Not personally… because they advocate and enact evil in society.
“what fuels fears this time is that the bishops seem to be taking public aim at individual politicians personally.” Oh pardon the Bishops but how many years has pro-abortion Nancy and the other pro-aborts been advocating and voting to kill the innocent unborn? Advocating for sodomy? Denying people of faith their religious freedom? Too bad if the Bishops seem to be taking public aim at those poor baby killing advocates. It is a “public sin”! And a very serious one.
In order to receive Holy Communion we must be in communion with God and with the Church.
As Catholics we believe what the Church authoritatively teaches on matters of faith and morals, for to hear the voice of the Church, on matters of faith and morals, is to hear the voice of Christ himself.
To give selective assent to the teachings of the Church not only deprives us of her lifegiving message, but also seriously endangers our communion with her.
If a Catholic in his or her personal or professional life were knowingly and obstinately to reject the defined doctrines of the Church, or knowingly and obstinately to repudiate her definitive teaching on moral issues, however, he or she would seriously diminish his or her communion with the Church. Reception of Holy Communion in such a situation would not accord with the nature of the Eucharistic celebration, so that he or she should refrain.
From the document that Kevin T. linked to above. It is from 2006 (the John Kerry era.)
Anonymous at 8:30, or whomever you are in real life — excellent observation.
So with humility, charity and faith yore standing in line to receive the Eucharist, but while in line you see someone whom you know practices against church tenets. Maybe they practice birth control, or work in a hospital where one can receive an abortion under given protocols. Maybe it’s your neighbor, or maybe it’s your senator or even President. But in your mind and heart, you judge this person, condemn them under your breath, maybe talk about it later on the car ride home.. You take pride in how you’ve committed no sin compared to these wrongd-doer, and expect a high reothers. Heavenfor your holiness because you enough to condemn the sins of others. You are consumed by your internal disgust. Now imagine you pass from this life that very day, and face God’s eternal judgment. Maybe you proudfully point out the times you cleaned the church, or taught CCD, sponsored a child, etc. But Jesus sadly points out when you judged others vainly, stood self-righteously praying rosaries near Planned Parenthood, believing and again condemning every woman going in, whether for an abortion or other gynecological procedure. “Judgment is MINE, safety the Lord”, Jesus quips. Your arrogance and piousness were amiss because it lacked compassion, and you can how God is going to throw you into the painful depths of Hell. “I know you erred, I feel your repentance, therefore I will that which you CHOSE not to… I forgive you!”.
Bears no resemblance to the Gospels nor to Catholic faith. Completely made up silliness. A distortion of Christianity.
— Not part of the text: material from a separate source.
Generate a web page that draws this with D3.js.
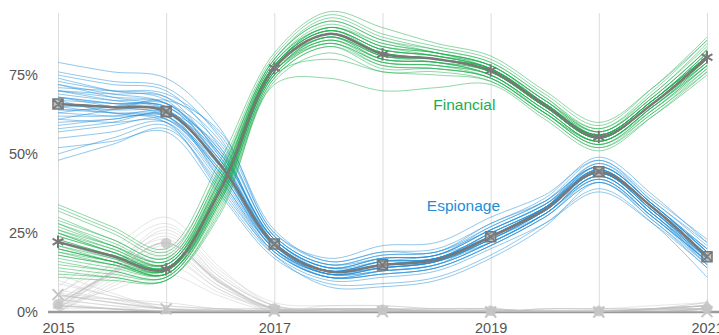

I pay no attention to who is receiving or not Communion unless I happen to look up in passing by, but make no judgement about why they do or do not receive. If there is someone in the pews who is outrageously dressed or making a big scene, I do expect the ushers to usher them out as best they can.
My husband and I once saw two priests refuse a young woman Communion, we just said to each other afterward, “They must know something we do not know,” and left it at that. Notorious widely known sinners who cause or demand serious sin in others are a whole different matter.
Fantasies about what other people are thinking become easier when you disdain them.